September 16 , 2005 -- Linbury Studio Theatre, Royal Opera House, London

For the first tour of his recently launched company, former Rambert dancer David Hughes included three works created for him by three of Europe’s leading contemporary choreographers, Siobhan Davies, Javier de Frutos and Rafael Bonachela, alongside an ensemble piece of his own.

Davies’ version for him of "L’Après-midi d’un Faune", while pleasant, was the weakest of the four works on offer. Hughes seemed to spend most of the time on the floor, often "resting". Many choreographers have attempted to work with Debussy’s music and it’s difficult not to compare versions. Put against, say, that by Robbins or Kylian, while this one was not unpleasant to watch, it really struggled to hold one’s interest.

In de Frutos’ "El uno y medio", we are told Hughes is describing Jason’s grief at the loss of his murdered children [from the Greek myth of Jason and Medea -- ed.]. While the movement is full of passion and Hughes’ face clearly shows emotion and grief over something, it would be difficult to guess what had we not been told. During the piece Hughes twice stops, walks off stage and returns a few seconds later, all the time the flamenco music continuing to play. As a choreographic device it is certainly unusual and catches the attention, but you are left wondering why.

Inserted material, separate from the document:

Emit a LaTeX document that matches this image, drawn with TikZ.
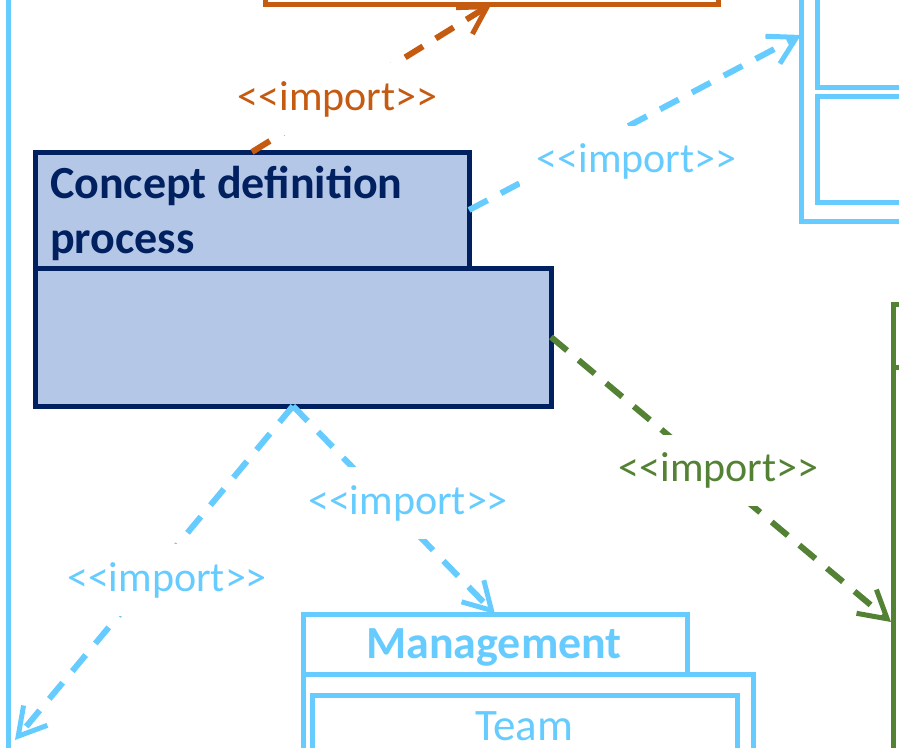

Hughes’ own choreographic contribution to the evening was "in company", danced to music by Vivaldi. For this he was joined by the other three company members, Rachel Morrow, Kally Lloyd-Jones and Alan Lambie. A pleasant enough piece, the work was full of turns and jumps and always kept you interested. In some ways it was quite reminiscent of some of Richard Alston’s works, but without quite catching the music as he can.

The best work of the evening was saved for last, Bonacela’s "[4:Freeze-Frame]", another piece for all four dancers and recently seen at the Edinburgh Fringe. Danced to an odd mix (but one that works) of early-13th century and contemporary music, it moves from an opening duet full of tenderness and intimacy to physical dance full of energy and strength. In amongst the huge variety of movement and emotion, the partnerships constantly change. Everyone seems to dance the same vocabulary and everyone lifts everyone else; there is no differentiation between male and female. Even the costumes are the same, with everyone dressed in pleated short black skirts. It’s a piece where everyone is equal in every way.

With this programme and his excellent dancers Hughes has aimed high and pretty much hit the target. This is going to be a difficult act to follow.